Heat Recovery ventilation units solve these problems in three ways:

•	Firstly, the extraction of pollutants and simultaneous intake of fresh air balances the air movement.
•	Secondly, the heat energy (up to 75%) of the extracted air that otherwise could be wasted is transferred to the incoming air. The heat exchanger associated within this maintains separate extract and intake air flows and uses no energy. For a room temperature of 20°C, the intake air will be prewarmed to about 15°C from the outside temperature of 0°C.
•	Thirdly, heat recovery ventilation will dry the excessive airborne moisture. A cubic metre of air weighs over 1 kilogram and in a bathroom with a temperature of 20°C and 80% Relative Humidity this includes up to 14 grams of water, waiting to condense. At 0°C, with 80% Relative Humidity, the outside air contains just 4 grams of water. So, for every cubic metre of air exchanged the moisture content is reduced by 10 grams per cubic metre using a heat recovery ventilation unit.

The Benefits

Heat Recovery ventilation units provide a warmer, drier, more comfortable home with uncontrolled condensation eliminated. There is also a financial benefit, especially now that VAT has been applied to fuel.

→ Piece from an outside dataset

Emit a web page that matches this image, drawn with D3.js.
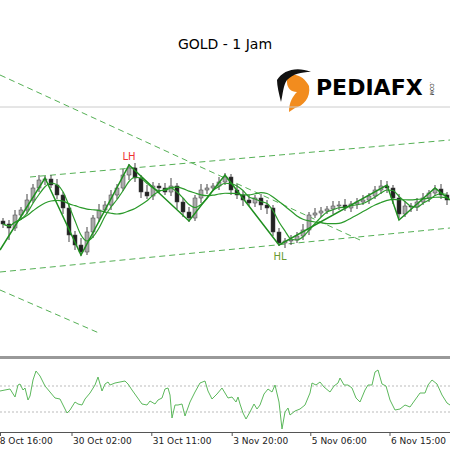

The microscopic droppings of the house dust mite can cause asthma, rhinitis, bronchial and other allergic problems. Heat recovery ventilation can reduce the Relative Humidity to below 70% which inhibits the ideal living and breeding conditions of the house dust mite.

The long term benefit is global. Domestic housing uses a very large percentage of the UK’s total energy production so the whole world will benefit from the energy savings gained from using heat recovery equipment, in turn this will reduce the potential of global warming and the greenhouse effect.

Controlled heat recovery meets the demands of today’s life style, and sets the trend for the future of ventilation.

Ventilation, Condensation and Heat Recovery

The Buildings Regulations Document F (Document K in Scotland); outlines the specified rates for ventilation in the home - kitchens, utility rooms, bathrooms, shower rooms and toilets. The thinking behind Document F is twofold.

Firstly, the requirement is for a supply of fresh air in the building. Secondly, the pollutants including dust, cooking and toilet odours, tobacco smoke and moisture must be removed.

Modern houses are well insulated, properly heated and now Document F is in force, ventilated. However, in a modern house with an energy rating of 8 out of 10 there is a significant heat loss involved in extracting warm air from the building and allowing cooler air into it.

Building Regulations Document L

The Building Regulations, Document L is concerned with ‘Conservation of fuel and power’, and will be linked with Document F. Heat recovery is just one of the measures introduced to meet Document L.

The Alternative

The alternative to controlled heat recovery ventilation is known as passive stack ventilation. This is comparable to the wasteful air movement of Victorian houses or even stone-age mud huts with a hole in the roof to let out the fire smoke. Controlled heat recovery ventilation however can be finely tuned to control temperature, humidity and air quality levels. Passive stack ventilation relies on outdoor conditions, including wind speed and direction.

It is estimated that uncontrolled passive stack ventilation could, at best, waste up to 30% more heat than controlled heat recovery ventilation.